There’s a thing that mechanical gears do, where each one has a little set of teeth, and each little tooth has to grip on one on the other gear to move the thing forward, and when they’re going they mesh, but when they’re going slowly you can see each tooth move the next tooth on, and that’s called ratcheting.
When I use the term about writing, I mean that when you write POVs in order, alternating, it’s just like that. There are other ways of moving stories on, goodness knows there are other ways of gearing too. But when you’re using a ratchet you can’t stop and have two chapters from the same POV, and you can’t take out a scene because someone doesn’t like it without replacing it with something else. The rhythm will stutter. If chapter 15 doubles so it will need to be two chapters, then you need something else to go into chapter 16 from the other thread. If you’re keeping your POVs equal in time, the way I did in the “Small Change” books (I have another alternate series title for them now, incidentally, “The Tragickal Downfall of Peter Anthony Carmichael”) and your newly doubled chapter 15 takes place on Saturday, then your new chapter 16 has to happen on Saturday too.
Now this can be a pain in the neck.
But it has given me more than it has taken away. It gave me the best bit of plot in Prize in the Game. It gave me the tension in Ha’Penny, where what makes it interesting is what each POV knows and doesn’t know that you know, as you get towards the climax.
As you can see, it would be impossible to write out of order, because the serendipities and issues that come up with this, require getting it right in order.
I’ve now done this in four novels, I’ve also written one in true omni and one in bizzaro omni, and two in first. What I’ve never done is “bestseller omni” which is what’s normal in a lot of fantasy, where you have lots of POVs and threads but they’re used as is convenient to the writer… and come to think, I’ve never done a single tight third, either, not for a whole book.

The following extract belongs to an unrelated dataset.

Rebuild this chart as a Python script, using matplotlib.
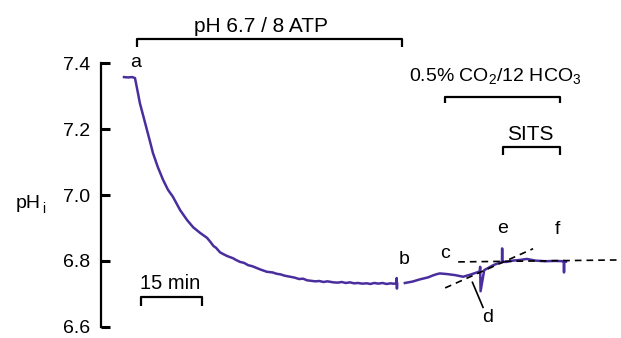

Now bestseller omni is clearly what people like, because things that sell a zillion copies tend to be written in it. But I don’t like it, as a reader, it is my least preferred POV, because it encourages any faint tendency to sprawl, to give every angle on everything, and even when it isn’t intended as padding, some of it comes out like padding. And of course, when you have a zillion characters, some of them are more interesting than others (unless the author happens to be a genius like George RR Martin) and I’m chafing reading the duller ones and want to get back to the more significant ones, and that makes a book less fun to read.
I usually know, when I’m writing, every angle on everything, but the POVs I’m using filter what of that gets through to the reader, and while this is occasionally phenomenally frustrating, generally I think this is a good thing. For instance, something that came up recently with Marcus writing the RPG. The dragon flag is never mentioned in Tooth and Claw, but I happen to know it’s a mountain. It’s never mentioned because it doesn’t need to be, it isn’t relevant to that story. It would have been padding.

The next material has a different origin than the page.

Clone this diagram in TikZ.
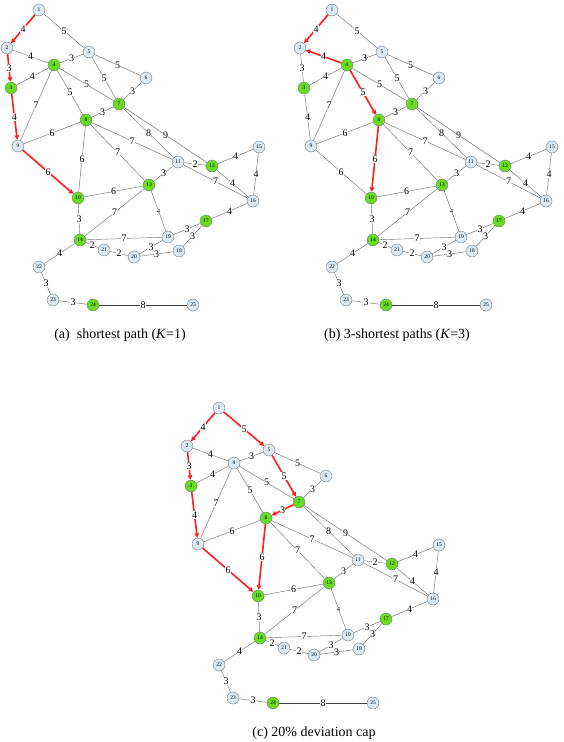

People sometimes ask how many POVs you need. You need as many POVs as your story absolutely requires, and no more. If that’s one, great. If that’s ninety-five, gosh, what a demanding story.
In Diane Duane’s Door Into… books, storytellers begin a story with “This is the story of whatever, and this is the way I tell it.” I find this formula really useful when I’m thinking about the shape of a story. What story is this, and how do I tell it? I usually don’t know at that point what is going to happen in the story, or only vaguely, but I need to know what story it is. “This is the story of Sulien ap Gwien, and how she made the Peace, and I tell it all in her own retrospective words.” “This is the story of how good people do bad things, and I tell it in the alternative POVs of a headlong ditzy girl and a well-meaning Scotland Yard inspector.” The POVs I’m using are an integral part of that.
Which is what I’m working on right now with Our Sea.